The Learned Commissioner of Income Tax (Appeals) erred in confirming the addition of Rs. 23,39,657/- on account of disallowance u/s. 40 a (ia) of the Income Tax Act.” The solitary ground raised
in this appeal is with regard to 2. disallowance made u/s 40(a)(ia) on the ground that assessee failed to deduct tax at source on the amount of interest paid. During the course of hearing it was submitted by the Ld. Counsel of the assessee that assessee is an individual and derives income from salaries, income from house property, income from business or profession, capital gains and income from other sources. In the assessment order, which has been passed in pursuance to the revision order u/s 263 of Ld.CIT, it is held that assessee has paid interest without deducting TDS u/s 194A. But AO omitted to properly consider the provisions of section 194A which stipulate that the assessee shall be liable to deduct TDS only if its turnover in the immediately preceding financial year is more than Rs.40 lakhs. Our attention was drawn on the copy of income-tax return as well as assessment order passed u/s 143(3) showing that turnover of the assessee in the immediately preceding year was not more than Rs.40 lakhs. Therefore, provisions of section 194A were not applicable. Thus, no question arises of failure of deduction of tax u/s 194A. Therefore, disallowance made by the AO is absolutely incorrect and the same has been wrongly confirmed by the Ld. CIT(A).

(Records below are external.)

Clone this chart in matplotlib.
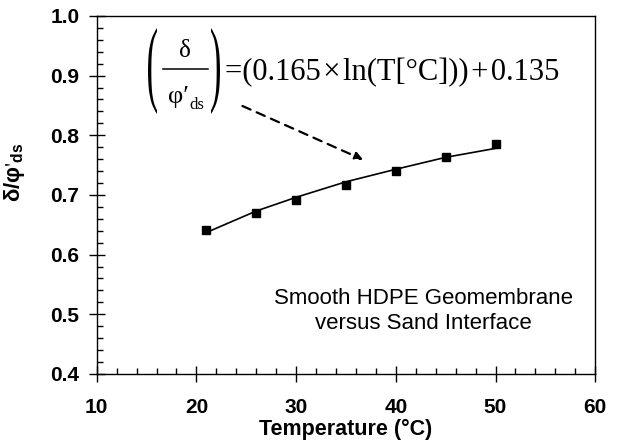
import numpy as np
import matplotlib
matplotlib.use('Agg')
import matplotlib.pyplot as plt
from matplotlib.ticker import MultipleLocator, FormatStrFormatter
from matplotlib.textpath import TextPath
from matplotlib.patches import PathPatch
from matplotlib.font_manager import FontProperties
from matplotlib.transforms import Affine2D
from matplotlib.lines import Line2D

plt.rcParams['font.family'] = ['Liberation Sans', 'DejaVu Sans']
plt.rcParams['mathtext.fontset'] = 'stix'

# measured points
temp = [21, 26, 30, 35, 40, 45, 50]
ratio = [0.641, 0.669, 0.692, 0.717, 0.740, 0.763, 0.785]

# fitted curve
fit_temp = [21, 26, 30, 35, 40, 45, 50]
fit_ratio = [0.637, 0.673, 0.696, 0.722, 0.743, 0.763, 0.778]

W, H = 620, 443
fig = plt.figure(figsize=(W / 100, H / 100), dpi=100)
ax = fig.add_axes([0.156, 0.156, 0.804, 0.808])

ax.plot(fit_temp, fit_ratio, color='black', lw=1.2)
ax.plot(temp, ratio, ls='none', marker='s', ms=5.5, color='black')

ax.set_xlim(10, 60)
ax.set_ylim(0.4, 1.0)
ax.xaxis.set_major_locator(MultipleLocator(10))
ax.xaxis.set_minor_locator(MultipleLocator(2))
ax.yaxis.set_major_locator(MultipleLocator(0.1))
ax.yaxis.set_minor_locator(MultipleLocator(0.02))
ax.yaxis.set_major_formatter(FormatStrFormatter('%.1f'))
ax.tick_params(which='major', direction='inout', length=11, width=1, labelsize=15)
ax.tick_params(axis='x', which='major', pad=12)
ax.tick_params(axis='y', which='major', pad=7)
ax.tick_params(which='minor', direction='in', length=4.5, width=1)
for lab in ax.get_xticklabels() + ax.get_yticklabels():
    lab.set_fontweight('bold')
for s in ax.spines.values():
    s.set_linewidth(1)

ax.set_xlabel('Temperature (°C)', fontsize=15.5, fontweight='bold', labelpad=1)
ax.set_ylabel("δ/φ$'_\\mathregular{ds}$", fontsize=16, fontweight='bold')
ax.yaxis.set_label_coords(-0.14, 0.564)

# equation, laid out in figure pixels (from top-left)
serif_fam = ['Liberation Serif', 'DejaVu Serif']
serif = FontProperties(family='Liberation Serif')


def fx(px):
    return px / W


def fy(py):
    return 1 - py / H


def tall_paren(ch, x0, x1, y_top, y_bot):
    p = TextPath((0, 0), ch, size=1, prop=serif)
    e = p.get_extents()
    tr = (Affine2D().translate(-e.x0, -e.y0)
          .scale((x1 - x0) / e.width, (y_bot - y_top) / e.height)
          .translate(x0, H - y_bot))
    fig.add_artist(PathPatch(p, transform=tr, facecolor='black', lw=0))


tall_paren('(', 148, 157, 28, 114)
tall_paren(')', 211, 220, 28, 114)
fig.text(fx(185), fy(51), 'δ', family=serif_fam, fontsize=18,
         ha='center', va='center')
fig.add_artist(Line2D([fx(163), fx(208)], [fy(69), fy(69)], color='black', lw=1.1))
fig.text(fx(189), fy(103), 'φ′', family=serif_fam, fontsize=19,
         ha='right', va='baseline')
fig.text(fx(189), fy(109), 'ds', family=serif_fam, fontsize=12,
         ha='left', va='baseline')
fig.text(fx(225), fy(80), '=(0.165\u200a×\u200aln(T[°C]))\u200a+\u200a0.135',
         family=serif_fam, fontsize=22, ha='left', va='baseline')

ax.annotate('', xy=(36.98, 0.757), xytext=(24.36, 0.851),
            arrowprops=dict(arrowstyle='-|>', ls=(0, (4, 3)), color='black',
                            lw=1.6, mutation_scale=12))

ax.text(42.8, 0.506, 'Smooth HDPE Geomembrane\nversus Sand Interface',
        fontsize=16, ha='center', va='center', linespacing=1.25)

fig.savefig('out.png', dpi=100)
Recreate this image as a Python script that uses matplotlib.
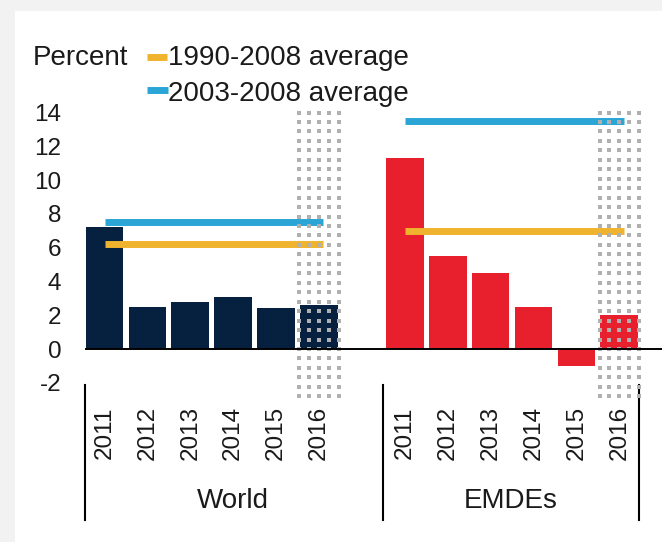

3. Per contra, the Ld. DR relied upon the orders of the lower authorities.
4. We have gone through the facts & circumstances of the case. The only issue that we are required to decide is whether assessee was liable to deduct TDS u/s 194A on the amount of payment of interest. It is noted from the perusal of section 194A that assessee would be required to deduct TDS only if its turnover in the immediately preceding year happens to be more than Rs.40 lakhs. With the assistance of the parties, it was noted that in the immediately preceding year, i.e. AY. 2004-05, the assessee had shown interest income amounting to Rs.71,533/- was shown as income from other sources. The said income was accepted as income from other sources by the AO in the assessment order passed u/s 143(3) dated 30-12-2008. Thus, perusal of the return as well as assessment order of the immediately preceding year shows that turnover of the assessee was not more than Rs.40 lakhs. Even for the year under consideration, the interest income was shown as part of income from other sources. Under these circumstances, the AO should not have artificially treated the interest income as income from business or profession merely for the purpose of attracting provisions of section 194A. Once, the interest income in the preceding year was shown in the return of income as “Income from other sources” and accepted as such by the AO, then, in the present year the same cannot be re-characterised in the assessment order of the present year merely for the purpose of applying provisions of section 194A. Such kind of superfluous exercise is not permitted under the law. Thus, as per law and facts of this case, the case of the assessee is not covered u/s 194A as the mandatory condition of there being turnover exceeding a sum of Rs.40 lakhs is apparently missing in this case. Thus, assessee was not obliged to deduct TDS u/s 194A. Thus, the AO as well as the Ld. CIT(A) have erred in making disallowance u/s 40(a)(ia). The same is directed to be deleted.
In the result, the appeal filed by the assessee is allowed.
Order pronounced in the court on this _11th day of January, 2017.